┌─ Provided material
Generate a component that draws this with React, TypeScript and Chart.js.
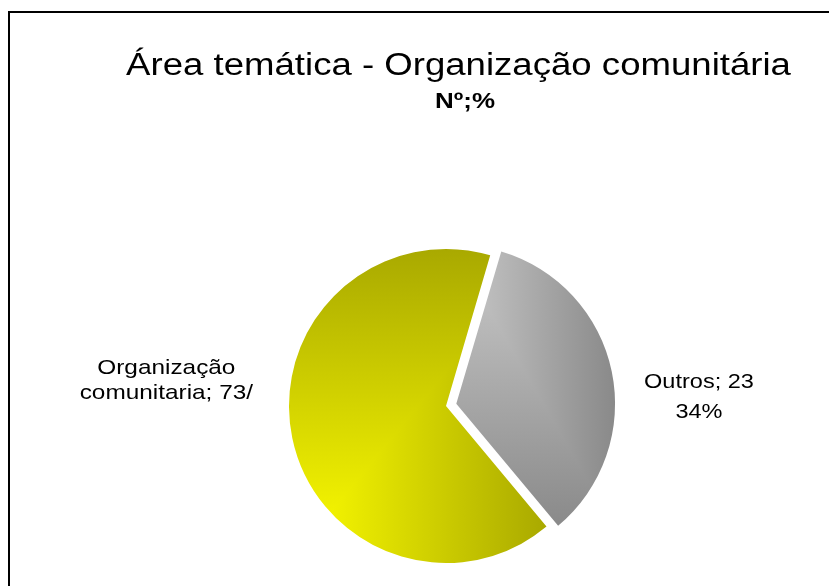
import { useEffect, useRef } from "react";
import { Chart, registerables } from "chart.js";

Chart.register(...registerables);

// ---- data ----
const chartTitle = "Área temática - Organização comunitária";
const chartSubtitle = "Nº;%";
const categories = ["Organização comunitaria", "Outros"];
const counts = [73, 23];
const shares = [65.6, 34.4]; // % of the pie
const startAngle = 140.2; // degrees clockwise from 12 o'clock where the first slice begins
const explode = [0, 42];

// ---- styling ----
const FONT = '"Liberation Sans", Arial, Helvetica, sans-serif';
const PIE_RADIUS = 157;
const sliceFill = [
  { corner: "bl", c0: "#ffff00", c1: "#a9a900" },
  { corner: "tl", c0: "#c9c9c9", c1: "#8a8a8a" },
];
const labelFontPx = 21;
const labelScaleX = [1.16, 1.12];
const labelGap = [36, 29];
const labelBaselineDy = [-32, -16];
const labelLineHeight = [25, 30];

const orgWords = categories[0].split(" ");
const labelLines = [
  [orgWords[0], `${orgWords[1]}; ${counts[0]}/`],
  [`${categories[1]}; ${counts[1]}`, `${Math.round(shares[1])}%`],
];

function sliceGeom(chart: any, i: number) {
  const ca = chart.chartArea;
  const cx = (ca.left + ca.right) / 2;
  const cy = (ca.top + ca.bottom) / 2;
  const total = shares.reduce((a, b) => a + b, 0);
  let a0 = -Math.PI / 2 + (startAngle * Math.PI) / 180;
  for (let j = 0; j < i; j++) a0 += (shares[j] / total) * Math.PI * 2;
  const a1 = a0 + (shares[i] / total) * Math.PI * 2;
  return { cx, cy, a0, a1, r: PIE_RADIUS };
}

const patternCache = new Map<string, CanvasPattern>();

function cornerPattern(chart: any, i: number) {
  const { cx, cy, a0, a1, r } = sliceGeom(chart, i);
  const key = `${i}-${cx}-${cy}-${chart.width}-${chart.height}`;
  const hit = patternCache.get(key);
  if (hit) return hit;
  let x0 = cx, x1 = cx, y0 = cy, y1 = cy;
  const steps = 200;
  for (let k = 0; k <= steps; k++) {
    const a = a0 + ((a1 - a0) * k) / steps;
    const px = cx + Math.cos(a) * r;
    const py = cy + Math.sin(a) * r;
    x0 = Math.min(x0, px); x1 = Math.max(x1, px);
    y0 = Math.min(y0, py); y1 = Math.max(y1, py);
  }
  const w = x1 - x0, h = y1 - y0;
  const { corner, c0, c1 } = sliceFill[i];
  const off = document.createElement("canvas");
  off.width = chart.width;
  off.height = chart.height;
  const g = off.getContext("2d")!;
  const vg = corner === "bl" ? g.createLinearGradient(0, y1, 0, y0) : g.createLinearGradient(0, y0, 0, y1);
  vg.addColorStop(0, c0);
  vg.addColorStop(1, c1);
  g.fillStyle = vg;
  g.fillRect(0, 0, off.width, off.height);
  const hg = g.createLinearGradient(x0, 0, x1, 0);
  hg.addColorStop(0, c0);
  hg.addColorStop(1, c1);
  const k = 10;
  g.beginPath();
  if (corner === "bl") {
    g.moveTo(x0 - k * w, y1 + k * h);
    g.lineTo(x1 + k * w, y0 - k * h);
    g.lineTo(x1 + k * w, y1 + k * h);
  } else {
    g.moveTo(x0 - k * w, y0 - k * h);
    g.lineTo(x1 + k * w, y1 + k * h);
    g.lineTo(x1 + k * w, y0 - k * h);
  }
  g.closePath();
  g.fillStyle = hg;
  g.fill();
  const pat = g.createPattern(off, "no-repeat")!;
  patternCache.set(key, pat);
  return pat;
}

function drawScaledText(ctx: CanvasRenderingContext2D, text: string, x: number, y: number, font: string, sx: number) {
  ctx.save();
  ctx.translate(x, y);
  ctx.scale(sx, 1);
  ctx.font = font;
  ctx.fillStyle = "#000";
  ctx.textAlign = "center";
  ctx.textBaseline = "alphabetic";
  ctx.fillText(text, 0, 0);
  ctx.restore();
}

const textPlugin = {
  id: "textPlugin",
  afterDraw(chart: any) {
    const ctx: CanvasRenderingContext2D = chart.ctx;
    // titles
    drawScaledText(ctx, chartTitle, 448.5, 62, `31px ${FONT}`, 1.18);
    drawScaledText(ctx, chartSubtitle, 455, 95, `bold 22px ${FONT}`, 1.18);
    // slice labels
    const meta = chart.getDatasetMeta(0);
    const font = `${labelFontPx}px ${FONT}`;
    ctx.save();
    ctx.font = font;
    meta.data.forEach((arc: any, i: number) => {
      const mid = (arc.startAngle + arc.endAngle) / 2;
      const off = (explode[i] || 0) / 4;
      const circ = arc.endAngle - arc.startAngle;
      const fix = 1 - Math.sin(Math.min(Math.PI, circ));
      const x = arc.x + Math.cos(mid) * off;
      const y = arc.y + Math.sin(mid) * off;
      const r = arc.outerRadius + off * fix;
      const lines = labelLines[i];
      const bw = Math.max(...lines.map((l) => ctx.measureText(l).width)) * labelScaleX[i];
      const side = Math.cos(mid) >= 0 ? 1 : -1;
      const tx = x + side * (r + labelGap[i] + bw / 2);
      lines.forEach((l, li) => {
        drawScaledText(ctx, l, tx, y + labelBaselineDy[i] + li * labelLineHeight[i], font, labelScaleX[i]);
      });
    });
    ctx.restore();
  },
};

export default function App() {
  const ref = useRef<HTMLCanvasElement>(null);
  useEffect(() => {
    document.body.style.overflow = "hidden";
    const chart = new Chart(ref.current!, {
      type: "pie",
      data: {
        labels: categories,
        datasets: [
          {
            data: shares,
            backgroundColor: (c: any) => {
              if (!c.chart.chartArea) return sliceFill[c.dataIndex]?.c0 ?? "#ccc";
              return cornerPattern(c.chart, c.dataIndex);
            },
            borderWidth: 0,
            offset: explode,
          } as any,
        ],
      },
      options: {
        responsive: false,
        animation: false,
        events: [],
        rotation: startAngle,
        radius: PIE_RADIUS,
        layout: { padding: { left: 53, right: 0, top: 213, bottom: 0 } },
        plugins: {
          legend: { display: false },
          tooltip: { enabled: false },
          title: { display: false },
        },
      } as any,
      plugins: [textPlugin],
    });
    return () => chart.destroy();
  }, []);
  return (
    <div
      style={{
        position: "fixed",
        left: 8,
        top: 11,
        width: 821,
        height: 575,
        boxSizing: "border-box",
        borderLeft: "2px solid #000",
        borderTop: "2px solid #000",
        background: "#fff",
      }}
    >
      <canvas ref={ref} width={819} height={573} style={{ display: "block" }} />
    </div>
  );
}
└─
> Required task: Print the listing above in full, exactly as written. Omit any pictures.

> Answer for the task:
Generate a component that draws this with React, TypeScript and Chart.js.
import { useEffect, useRef } from "react";
import { Chart, registerables } from "chart.js";

Chart.register(...registerables);

// ---- data ----
const chartTitle = "Área temática - Organização comunitária";
const chartSubtitle = "Nº;%";
const categories = ["Organização comunitaria", "Outros"];
const counts = [73, 23];
const shares = [65.6, 34.4]; // % of the pie
const startAngle = 140.2; // degrees clockwise from 12 o'clock where the first slice begins
const explode = [0, 42];

// ---- styling ----
const FONT = '"Liberation Sans", Arial, Helvetica, sans-serif';
const PIE_RADIUS = 157;
const sliceFill = [
  { corner: "bl", c0: "#ffff00", c1: "#a9a900" },
  { corner: "tl", c0: "#c9c9c9", c1: "#8a8a8a" },
];
const labelFontPx = 21;
const labelScaleX = [1.16, 1.12];
const labelGap = [36, 29];
const labelBaselineDy = [-32, -16];
const labelLineHeight = [25, 30];

const orgWords = categories[0].split(" ");
const labelLines = [
  [orgWords[0], `${orgWords[1]}; ${counts[0]}/`],
  [`${categories[1]}; ${counts[1]}`, `${Math.round(shares[1])}%`],
];

function sliceGeom(chart: any, i: number) {
  const ca = chart.chartArea;
  const cx = (ca.left + ca.right) / 2;
  const cy = (ca.top + ca.bottom) / 2;
  const total = shares.reduce((a, b) => a + b, 0);
  let a0 = -Math.PI / 2 + (startAngle * Math.PI) / 180;
  for (let j = 0; j < i; j++) a0 += (shares[j] / total) * Math.PI * 2;
  const a1 = a0 + (shares[i] / total) * Math.PI * 2;
  return { cx, cy, a0, a1, r: PIE_RADIUS };
}

const patternCache = new Map<string, CanvasPattern>();

function cornerPattern(chart: any, i: number) {
  const { cx, cy, a0, a1, r } = sliceGeom(chart, i);
  const key = `${i}-${cx}-${cy}-${chart.width}-${chart.height}`;
  const hit = patternCache.get(key);
  if (hit) return hit;
  let x0 = cx, x1 = cx, y0 = cy, y1 = cy;
  const steps = 200;
  for (let k = 0; k <= steps; k++) {
    const a = a0 + ((a1 - a0) * k) / steps;
    const px = cx + Math.cos(a) * r;
    const py = cy + Math.sin(a) * r;
    x0 = Math.min(x0, px); x1 = Math.max(x1, px);
    y0 = Math.min(y0, py); y1 = Math.max(y1, py);
  }
  const w = x1 - x0, h = y1 - y0;
  const { corner, c0, c1 } = sliceFill[i];
  const off = document.createElement("canvas");
  off.width = chart.width;
  off.height = chart.height;
  const g = off.getContext("2d")!;
  const vg = corner === "bl" ? g.createLinearGradient(0, y1, 0, y0) : g.createLinearGradient(0, y0, 0, y1);
  vg.addColorStop(0, c0);
  vg.addColorStop(1, c1);
  g.fillStyle = vg;
  g.fillRect(0, 0, off.width, off.height);
  const hg = g.createLinearGradient(x0, 0, x1, 0);
  hg.addColorStop(0, c0);
  hg.addColorStop(1, c1);
  const k = 10;
  g.beginPath();
  if (corner === "bl") {
    g.moveTo(x0 - k * w, y1 + k * h);
    g.lineTo(x1 + k * w, y0 - k * h);
    g.lineTo(x1 + k * w, y1 + k * h);
  } else {
    g.moveTo(x0 - k * w, y0 - k * h);
    g.lineTo(x1 + k * w, y1 + k * h);
    g.lineTo(x1 + k * w, y0 - k * h);
  }
  g.closePath();
  g.fillStyle = hg;
  g.fill();
  const pat = g.createPattern(off, "no-repeat")!;
  patternCache.set(key, pat);
  return pat;
}

function drawScaledText(ctx: CanvasRenderingContext2D, text: string, x: number, y: number, font: string, sx: number) {
  ctx.save();
  ctx.translate(x, y);
  ctx.scale(sx, 1);
  ctx.font = font;
  ctx.fillStyle = "#000";
  ctx.textAlign = "center";
  ctx.textBaseline = "alphabetic";
  ctx.fillText(text, 0, 0);
  ctx.restore();
}

const textPlugin = {
  id: "textPlugin",
  afterDraw(chart: any) {
    const ctx: CanvasRenderingContext2D = chart.ctx;
    // titles
    drawScaledText(ctx, chartTitle, 448.5, 62, `31px ${FONT}`, 1.18);
    drawScaledText(ctx, chartSubtitle, 455, 95, `bold 22px ${FONT}`, 1.18);
    // slice labels
    const meta = chart.getDatasetMeta(0);
    const font = `${labelFontPx}px ${FONT}`;
    ctx.save();
    ctx.font = font;
    meta.data.forEach((arc: any, i: number) => {
      const mid = (arc.startAngle + arc.endAngle) / 2;
      const off = (explode[i] || 0) / 4;
      const circ = arc.endAngle - arc.startAngle;
      const fix = 1 - Math.sin(Math.min(Math.PI, circ));
      const x = arc.x + Math.cos(mid) * off;
      const y = arc.y + Math.sin(mid) * off;
      const r = arc.outerRadius + off * fix;
      const lines = labelLines[i];
      const bw = Math.max(...lines.map((l) => ctx.measureText(l).width)) * labelScaleX[i];
      const side = Math.cos(mid) >= 0 ? 1 : -1;
      const tx = x + side * (r + labelGap[i] + bw / 2);
      lines.forEach((l, li) => {
        drawScaledText(ctx, l, tx, y + labelBaselineDy[i] + li * labelLineHeight[i], font, labelScaleX[i]);
      });
    });
    ctx.restore();
  },
};

export default function App() {
  const ref = useRef<HTMLCanvasElement>(null);
  useEffect(() => {
    document.body.style.overflow = "hidden";
    const chart = new Chart(ref.current!, {
      type: "pie",
      data: {
        labels: categories,
        datasets: [
          {
            data: shares,
            backgroundColor: (c: any) => {
              if (!c.chart.chartArea) return sliceFill[c.dataIndex]?.c0 ?? "#ccc";
              return cornerPattern(c.chart, c.dataIndex);
            },
            borderWidth: 0,
            offset: explode,
          } as any,
        ],
      },
      options: {
        responsive: false,
        animation: false,
        events: [],
        rotation: startAngle,
        radius: PIE_RADIUS,
        layout: { padding: { left: 53, right: 0, top: 213, bottom: 0 } },
        plugins: {
          legend: { display: false },
          tooltip: { enabled: false },
          title: { display: false },
        },
      } as any,
      plugins: [textPlugin],
    });
    return () => chart.destroy();
  }, []);
  return (
    <div
      style={{
        position: "fixed",
        left: 8,
        top: 11,
        width: 821,
        height: 575,
        boxSizing: "border-box",
        borderLeft: "2px solid #000",
        borderTop: "2px solid #000",
        background: "#fff",
      }}
    >
      <canvas ref={ref} width={819} height={573} style={{ display: "block" }} />
    </div>
  );
}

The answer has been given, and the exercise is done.